**Job**. The listing below should be printed exactly, every line of it. Skip the pictures.

• • • • •

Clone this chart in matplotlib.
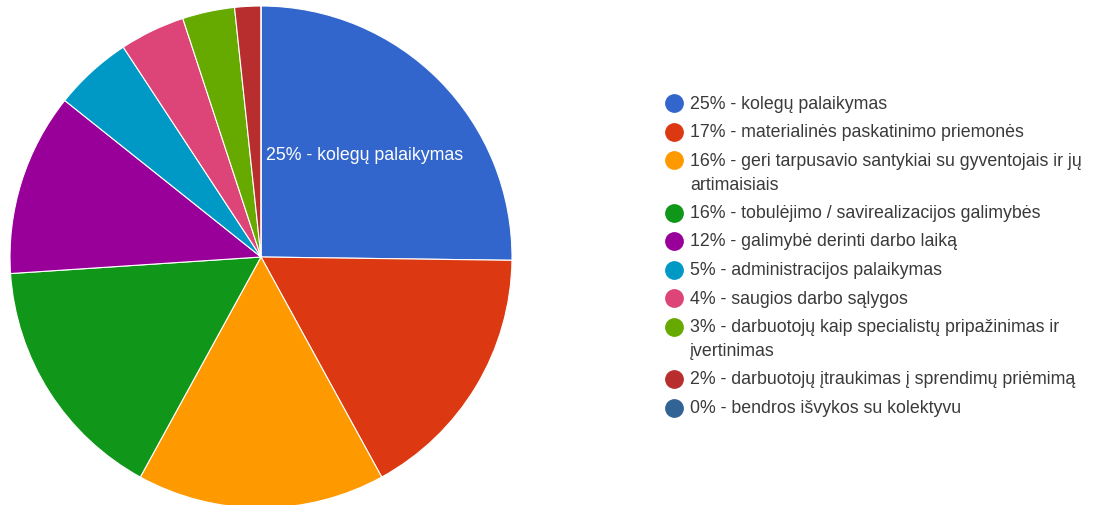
import matplotlib
matplotlib.use('Agg')
import matplotlib.pyplot as plt

# survey answers (counts), Google Forms style pie
labels = ['kolegų palaikymas',
          'materialinės paskatinimo priemonės',
          'geri tarpusavio santykiai su gyventojais ir jų\nartimaisiais',
          'tobulėjimo / savirealizacijos galimybės',
          'galimybė derinti darbo laiką',
          'administracijos palaikymas',
          'saugios darbo sąlygos',
          'darbuotojų kaip specialistų pripažinimas ir\nįvertinimas',
          'darbuotojų įtraukimas į sprendimų priėmimą',
          'bendros išvykos su kolektyvu']
counts = [30, 20, 19, 19, 14, 6, 5, 4, 2, 0]
colors = ['#3366cc', '#dc3912', '#ff9900', '#109618', '#990099',
          '#0099c6', '#dd4477', '#66aa00', '#b82e2e', '#316395']

total = sum(counts)
pcts = [round(100 * c / total) for c in counts]

plt.rcParams['font.family'] = ['Liberation Sans', 'DejaVu Sans']

W, H = 1097, 506
fig = plt.figure(figsize=(W / 100, H / 100), dpi=100)

# pie axes (center ~ (261, 258) px, radius ~ 251 px)
ax = fig.add_axes([10 / W, (H - 509) / H, 502 / W, 502 / H])
ax.pie(counts, colors=colors, startangle=90, counterclock=False,
       wedgeprops=dict(edgecolor='white', linewidth=0.8))
ax.set_xlim(-1, 1)
ax.set_ylim(-1, 1)
ax.set_aspect('equal')

# overlay in pixel coords for slice label and legend
ov = fig.add_axes([0, 0, 1, 1])
ov.set_xlim(0, W)
ov.set_ylim(H, 0)
ov.axis('off')

fs = 12.8
ov.text(266, 155, f'{pcts[0]}% - {labels[0]}', color='white', fontsize=fs,
        ha='left', va='center')

y = 104
for lab, p, c in zip(labels, pcts, colors):
    ov.plot(674, y, 'o', ms=12.5, color=c)
    lines = lab.split('\n')
    ov.text(690, y, f'{p}% - {lines[0]}', fontsize=fs, color='#3a3a3a',
            ha='left', va='center')
    for extra in lines[1:]:
        y += 24
        ov.text(690, y, extra, fontsize=fs, color='#3a3a3a',
                ha='left', va='center')
    y += 28.5

fig.savefig('out.png', dpi=100)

• • • • •

**Output of the exercise**.
Clone this chart in matplotlib.
import matplotlib
matplotlib.use('Agg')
import matplotlib.pyplot as plt

# survey answers (counts), Google Forms style pie
labels = ['kolegų palaikymas',
          'materialinės paskatinimo priemonės',
          'geri tarpusavio santykiai su gyventojais ir jų\nartimaisiais',
          'tobulėjimo / savirealizacijos galimybės',
          'galimybė derinti darbo laiką',
          'administracijos palaikymas',
          'saugios darbo sąlygos',
          'darbuotojų kaip specialistų pripažinimas ir\nįvertinimas',
          'darbuotojų įtraukimas į sprendimų priėmimą',
          'bendros išvykos su kolektyvu']
counts = [30, 20, 19, 19, 14, 6, 5, 4, 2, 0]
colors = ['#3366cc', '#dc3912', '#ff9900', '#109618', '#990099',
          '#0099c6', '#dd4477', '#66aa00', '#b82e2e', '#316395']

total = sum(counts)
pcts = [round(100 * c / total) for c in counts]

plt.rcParams['font.family'] = ['Liberation Sans', 'DejaVu Sans']

W, H = 1097, 506
fig = plt.figure(figsize=(W / 100, H / 100), dpi=100)

# pie axes (center ~ (261, 258) px, radius ~ 251 px)
ax = fig.add_axes([10 / W, (H - 509) / H, 502 / W, 502 / H])
ax.pie(counts, colors=colors, startangle=90, counterclock=False,
       wedgeprops=dict(edgecolor='white', linewidth=0.8))
ax.set_xlim(-1, 1)
ax.set_ylim(-1, 1)
ax.set_aspect('equal')

# overlay in pixel coords for slice label and legend
ov = fig.add_axes([0, 0, 1, 1])
ov.set_xlim(0, W)
ov.set_ylim(H, 0)
ov.axis('off')

fs = 12.8
ov.text(266, 155, f'{pcts[0]}% - {labels[0]}', color='white', fontsize=fs,
        ha='left', va='center')

y = 104
for lab, p, c in zip(labels, pcts, colors):
    ov.plot(674, y, 'o', ms=12.5, color=c)
    lines = lab.split('\n')
    ov.text(690, y, f'{p}% - {lines[0]}', fontsize=fs, color='#3a3a3a',
            ha='left', va='center')
    for extra in lines[1:]:
        y += 24
        ov.text(690, y, extra, fontsize=fs, color='#3a3a3a',
                ha='left', va='center')
    y += 28.5

fig.savefig('out.png', dpi=100)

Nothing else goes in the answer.